-- Aim of the task --
Retype the material word for word.

━━━━━━

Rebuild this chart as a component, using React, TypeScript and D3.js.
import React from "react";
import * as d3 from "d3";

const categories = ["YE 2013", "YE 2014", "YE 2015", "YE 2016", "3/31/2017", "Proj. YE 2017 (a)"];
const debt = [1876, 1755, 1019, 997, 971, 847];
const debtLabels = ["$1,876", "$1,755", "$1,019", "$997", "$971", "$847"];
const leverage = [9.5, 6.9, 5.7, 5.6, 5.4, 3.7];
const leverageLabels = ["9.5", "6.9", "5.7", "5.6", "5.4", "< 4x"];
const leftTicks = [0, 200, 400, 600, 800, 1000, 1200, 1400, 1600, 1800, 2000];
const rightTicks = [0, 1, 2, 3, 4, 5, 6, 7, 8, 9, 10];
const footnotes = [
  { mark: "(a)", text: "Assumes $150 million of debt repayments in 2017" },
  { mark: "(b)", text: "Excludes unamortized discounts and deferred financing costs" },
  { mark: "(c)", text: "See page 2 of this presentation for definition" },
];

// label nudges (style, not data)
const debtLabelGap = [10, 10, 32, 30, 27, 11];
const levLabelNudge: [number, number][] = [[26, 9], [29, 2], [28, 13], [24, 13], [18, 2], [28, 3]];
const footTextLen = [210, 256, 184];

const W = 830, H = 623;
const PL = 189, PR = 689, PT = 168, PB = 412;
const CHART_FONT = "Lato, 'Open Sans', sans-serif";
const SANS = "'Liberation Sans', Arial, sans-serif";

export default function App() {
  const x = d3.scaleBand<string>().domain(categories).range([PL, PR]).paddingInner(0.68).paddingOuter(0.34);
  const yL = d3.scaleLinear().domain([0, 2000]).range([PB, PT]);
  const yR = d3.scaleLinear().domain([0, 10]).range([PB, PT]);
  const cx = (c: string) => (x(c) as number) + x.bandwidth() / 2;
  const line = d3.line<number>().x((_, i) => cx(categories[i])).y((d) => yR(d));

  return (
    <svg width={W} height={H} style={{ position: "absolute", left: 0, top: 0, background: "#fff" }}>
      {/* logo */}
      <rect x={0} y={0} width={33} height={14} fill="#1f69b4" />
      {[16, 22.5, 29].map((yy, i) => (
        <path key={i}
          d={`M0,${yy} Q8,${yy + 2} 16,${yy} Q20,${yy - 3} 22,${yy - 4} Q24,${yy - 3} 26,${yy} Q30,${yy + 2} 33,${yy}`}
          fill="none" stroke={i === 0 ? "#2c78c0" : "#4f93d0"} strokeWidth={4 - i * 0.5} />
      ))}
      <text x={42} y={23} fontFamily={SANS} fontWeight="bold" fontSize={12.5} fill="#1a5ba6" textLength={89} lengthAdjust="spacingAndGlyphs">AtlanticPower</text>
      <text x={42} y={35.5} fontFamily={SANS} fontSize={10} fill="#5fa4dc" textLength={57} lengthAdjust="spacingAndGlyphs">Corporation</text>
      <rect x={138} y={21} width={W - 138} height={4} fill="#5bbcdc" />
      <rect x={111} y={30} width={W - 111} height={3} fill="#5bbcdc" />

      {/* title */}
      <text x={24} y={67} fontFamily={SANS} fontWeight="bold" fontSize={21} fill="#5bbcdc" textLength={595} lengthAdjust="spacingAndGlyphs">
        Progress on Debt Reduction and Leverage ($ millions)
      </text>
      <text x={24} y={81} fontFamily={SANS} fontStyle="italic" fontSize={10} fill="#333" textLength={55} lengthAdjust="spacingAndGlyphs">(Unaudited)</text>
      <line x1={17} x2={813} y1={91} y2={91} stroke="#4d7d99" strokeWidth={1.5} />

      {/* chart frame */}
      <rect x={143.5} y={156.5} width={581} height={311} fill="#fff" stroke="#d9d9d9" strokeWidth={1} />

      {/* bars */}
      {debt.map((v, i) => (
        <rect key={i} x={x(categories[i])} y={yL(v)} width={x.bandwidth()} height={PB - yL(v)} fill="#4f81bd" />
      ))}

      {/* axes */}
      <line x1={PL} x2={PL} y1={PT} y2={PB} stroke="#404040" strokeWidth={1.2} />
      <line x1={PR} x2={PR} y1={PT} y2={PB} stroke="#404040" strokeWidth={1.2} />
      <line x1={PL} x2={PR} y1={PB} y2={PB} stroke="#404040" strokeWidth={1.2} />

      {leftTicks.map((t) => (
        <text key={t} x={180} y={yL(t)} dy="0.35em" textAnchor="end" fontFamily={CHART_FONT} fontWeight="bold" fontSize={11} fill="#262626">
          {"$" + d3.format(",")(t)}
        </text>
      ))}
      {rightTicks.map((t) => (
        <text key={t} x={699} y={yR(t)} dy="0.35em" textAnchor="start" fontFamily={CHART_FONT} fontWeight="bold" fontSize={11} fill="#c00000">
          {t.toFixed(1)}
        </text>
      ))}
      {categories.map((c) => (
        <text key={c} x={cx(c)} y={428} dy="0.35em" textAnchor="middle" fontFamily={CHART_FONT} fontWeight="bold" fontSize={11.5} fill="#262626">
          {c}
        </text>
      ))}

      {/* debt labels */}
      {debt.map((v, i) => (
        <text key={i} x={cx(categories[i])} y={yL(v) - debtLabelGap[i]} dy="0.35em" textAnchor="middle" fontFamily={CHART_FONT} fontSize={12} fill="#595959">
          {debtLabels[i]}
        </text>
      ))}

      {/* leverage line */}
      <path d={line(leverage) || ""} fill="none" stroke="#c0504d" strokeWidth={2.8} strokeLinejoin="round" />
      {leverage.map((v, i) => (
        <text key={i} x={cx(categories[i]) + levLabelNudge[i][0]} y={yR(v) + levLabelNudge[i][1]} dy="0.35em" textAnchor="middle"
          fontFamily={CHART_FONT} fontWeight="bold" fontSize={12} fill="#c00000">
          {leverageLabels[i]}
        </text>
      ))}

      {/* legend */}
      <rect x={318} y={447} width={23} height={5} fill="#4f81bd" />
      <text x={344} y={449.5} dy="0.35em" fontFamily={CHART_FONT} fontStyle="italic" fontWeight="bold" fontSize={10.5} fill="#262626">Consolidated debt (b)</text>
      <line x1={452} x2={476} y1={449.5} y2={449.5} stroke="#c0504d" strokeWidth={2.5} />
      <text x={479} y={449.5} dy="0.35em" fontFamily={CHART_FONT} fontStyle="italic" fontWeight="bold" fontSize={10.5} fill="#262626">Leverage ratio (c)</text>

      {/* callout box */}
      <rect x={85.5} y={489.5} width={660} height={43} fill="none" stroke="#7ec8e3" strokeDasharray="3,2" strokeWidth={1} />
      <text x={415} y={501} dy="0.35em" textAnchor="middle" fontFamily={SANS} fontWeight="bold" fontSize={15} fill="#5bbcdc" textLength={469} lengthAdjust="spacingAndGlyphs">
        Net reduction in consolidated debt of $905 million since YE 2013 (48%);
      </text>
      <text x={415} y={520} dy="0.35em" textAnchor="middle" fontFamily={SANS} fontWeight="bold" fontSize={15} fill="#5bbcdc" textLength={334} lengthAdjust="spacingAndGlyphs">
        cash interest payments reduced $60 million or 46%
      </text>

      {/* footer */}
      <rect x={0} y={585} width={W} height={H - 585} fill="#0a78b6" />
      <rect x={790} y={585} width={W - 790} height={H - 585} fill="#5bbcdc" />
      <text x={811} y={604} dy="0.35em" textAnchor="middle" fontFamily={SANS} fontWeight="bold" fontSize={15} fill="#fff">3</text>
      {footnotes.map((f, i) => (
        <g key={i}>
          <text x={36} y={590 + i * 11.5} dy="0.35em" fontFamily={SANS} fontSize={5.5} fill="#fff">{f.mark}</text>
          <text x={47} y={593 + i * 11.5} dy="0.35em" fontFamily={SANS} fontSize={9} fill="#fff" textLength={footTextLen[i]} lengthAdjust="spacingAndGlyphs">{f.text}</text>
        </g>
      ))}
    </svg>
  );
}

━━━━━━

-- Task answer --
Rebuild this chart as a component, using React, TypeScript and D3.js.
import React from "react";
import * as d3 from "d3";

const categories = ["YE 2013", "YE 2014", "YE 2015", "YE 2016", "3/31/2017", "Proj. YE 2017 (a)"];
const debt = [1876, 1755, 1019, 997, 971, 847];
const debtLabels = ["$1,876", "$1,755", "$1,019", "$997", "$971", "$847"];
const leverage = [9.5, 6.9, 5.7, 5.6, 5.4, 3.7];
const leverageLabels = ["9.5", "6.9", "5.7", "5.6", "5.4", "< 4x"];
const leftTicks = [0, 200, 400, 600, 800, 1000, 1200, 1400, 1600, 1800, 2000];
const rightTicks = [0, 1, 2, 3, 4, 5, 6, 7, 8, 9, 10];
const footnotes = [
  { mark: "(a)", text: "Assumes $150 million of debt repayments in 2017" },
  { mark: "(b)", text: "Excludes unamortized discounts and deferred financing costs" },
  { mark: "(c)", text: "See page 2 of this presentation for definition" },
];

// label nudges (style, not data)
const debtLabelGap = [10, 10, 32, 30, 27, 11];
const levLabelNudge: [number, number][] = [[26, 9], [29, 2], [28, 13], [24, 13], [18, 2], [28, 3]];
const footTextLen = [210, 256, 184];

const W = 830, H = 623;
const PL = 189, PR = 689, PT = 168, PB = 412;
const CHART_FONT = "Lato, 'Open Sans', sans-serif";
const SANS = "'Liberation Sans', Arial, sans-serif";

export default function App() {
  const x = d3.scaleBand<string>().domain(categories).range([PL, PR]).paddingInner(0.68).paddingOuter(0.34);
  const yL = d3.scaleLinear().domain([0, 2000]).range([PB, PT]);
  const yR = d3.scaleLinear().domain([0, 10]).range([PB, PT]);
  const cx = (c: string) => (x(c) as number) + x.bandwidth() / 2;
  const line = d3.line<number>().x((_, i) => cx(categories[i])).y((d) => yR(d));

  return (
    <svg width={W} height={H} style={{ position: "absolute", left: 0, top: 0, background: "#fff" }}>
      {/* logo */}
      <rect x={0} y={0} width={33} height={14} fill="#1f69b4" />
      {[16, 22.5, 29].map((yy, i) => (
        <path key={i}
          d={`M0,${yy} Q8,${yy + 2} 16,${yy} Q20,${yy - 3} 22,${yy - 4} Q24,${yy - 3} 26,${yy} Q30,${yy + 2} 33,${yy}`}
          fill="none" stroke={i === 0 ? "#2c78c0" : "#4f93d0"} strokeWidth={4 - i * 0.5} />
      ))}
      <text x={42} y={23} fontFamily={SANS} fontWeight="bold" fontSize={12.5} fill="#1a5ba6" textLength={89} lengthAdjust="spacingAndGlyphs">AtlanticPower</text>
      <text x={42} y={35.5} fontFamily={SANS} fontSize={10} fill="#5fa4dc" textLength={57} lengthAdjust="spacingAndGlyphs">Corporation</text>
      <rect x={138} y={21} width={W - 138} height={4} fill="#5bbcdc" />
      <rect x={111} y={30} width={W - 111} height={3} fill="#5bbcdc" />

      {/* title */}
      <text x={24} y={67} fontFamily={SANS} fontWeight="bold" fontSize={21} fill="#5bbcdc" textLength={595} lengthAdjust="spacingAndGlyphs">
        Progress on Debt Reduction and Leverage ($ millions)
      </text>
      <text x={24} y={81} fontFamily={SANS} fontStyle="italic" fontSize={10} fill="#333" textLength={55} lengthAdjust="spacingAndGlyphs">(Unaudited)</text>
      <line x1={17} x2={813} y1={91} y2={91} stroke="#4d7d99" strokeWidth={1.5} />

      {/* chart frame */}
      <rect x={143.5} y={156.5} width={581} height={311} fill="#fff" stroke="#d9d9d9" strokeWidth={1} />

      {/* bars */}
      {debt.map((v, i) => (
        <rect key={i} x={x(categories[i])} y={yL(v)} width={x.bandwidth()} height={PB - yL(v)} fill="#4f81bd" />
      ))}

      {/* axes */}
      <line x1={PL} x2={PL} y1={PT} y2={PB} stroke="#404040" strokeWidth={1.2} />
      <line x1={PR} x2={PR} y1={PT} y2={PB} stroke="#404040" strokeWidth={1.2} />
      <line x1={PL} x2={PR} y1={PB} y2={PB} stroke="#404040" strokeWidth={1.2} />

      {leftTicks.map((t) => (
        <text key={t} x={180} y={yL(t)} dy="0.35em" textAnchor="end" fontFamily={CHART_FONT} fontWeight="bold" fontSize={11} fill="#262626">
          {"$" + d3.format(",")(t)}
        </text>
      ))}
      {rightTicks.map((t) => (
        <text key={t} x={699} y={yR(t)} dy="0.35em" textAnchor="start" fontFamily={CHART_FONT} fontWeight="bold" fontSize={11} fill="#c00000">
          {t.toFixed(1)}
        </text>
      ))}
      {categories.map((c) => (
        <text key={c} x={cx(c)} y={428} dy="0.35em" textAnchor="middle" fontFamily={CHART_FONT} fontWeight="bold" fontSize={11.5} fill="#262626">
          {c}
        </text>
      ))}

      {/* debt labels */}
      {debt.map((v, i) => (
        <text key={i} x={cx(categories[i])} y={yL(v) - debtLabelGap[i]} dy="0.35em" textAnchor="middle" fontFamily={CHART_FONT} fontSize={12} fill="#595959">
          {debtLabels[i]}
        </text>
      ))}

      {/* leverage line */}
      <path d={line(leverage) || ""} fill="none" stroke="#c0504d" strokeWidth={2.8} strokeLinejoin="round" />
      {leverage.map((v, i) => (
        <text key={i} x={cx(categories[i]) + levLabelNudge[i][0]} y={yR(v) + levLabelNudge[i][1]} dy="0.35em" textAnchor="middle"
          fontFamily={CHART_FONT} fontWeight="bold" fontSize={12} fill="#c00000">
          {leverageLabels[i]}
        </text>
      ))}

      {/* legend */}
      <rect x={318} y={447} width={23} height={5} fill="#4f81bd" />
      <text x={344} y={449.5} dy="0.35em" fontFamily={CHART_FONT} fontStyle="italic" fontWeight="bold" fontSize={10.5} fill="#262626">Consolidated debt (b)</text>
      <line x1={452} x2={476} y1={449.5} y2={449.5} stroke="#c0504d" strokeWidth={2.5} />
      <text x={479} y={449.5} dy="0.35em" fontFamily={CHART_FONT} fontStyle="italic" fontWeight="bold" fontSize={10.5} fill="#262626">Leverage ratio (c)</text>

      {/* callout box */}
      <rect x={85.5} y={489.5} width={660} height={43} fill="none" stroke="#7ec8e3" strokeDasharray="3,2" strokeWidth={1} />
      <text x={415} y={501} dy="0.35em" textAnchor="middle" fontFamily={SANS} fontWeight="bold" fontSize={15} fill="#5bbcdc" textLength={469} lengthAdjust="spacingAndGlyphs">
        Net reduction in consolidated debt of $905 million since YE 2013 (48%);
      </text>
      <text x={415} y={520} dy="0.35em" textAnchor="middle" fontFamily={SANS} fontWeight="bold" fontSize={15} fill="#5bbcdc" textLength={334} lengthAdjust="spacingAndGlyphs">
        cash interest payments reduced $60 million or 46%
      </text>

      {/* footer */}
      <rect x={0} y={585} width={W} height={H - 585} fill="#0a78b6" />
      <rect x={790} y={585} width={W - 790} height={H - 585} fill="#5bbcdc" />
      <text x={811} y={604} dy="0.35em" textAnchor="middle" fontFamily={SANS} fontWeight="bold" fontSize={15} fill="#fff">3</text>
      {footnotes.map((f, i) => (
        <g key={i}>
          <text x={36} y={590 + i * 11.5} dy="0.35em" fontFamily={SANS} fontSize={5.5} fill="#fff">{f.mark}</text>
          <text x={47} y={593 + i * 11.5} dy="0.35em" fontFamily={SANS} fontSize={9} fill="#fff" textLength={footTextLen[i]} lengthAdjust="spacingAndGlyphs">{f.text}</text>
        </g>
      ))}
    </svg>
  );
}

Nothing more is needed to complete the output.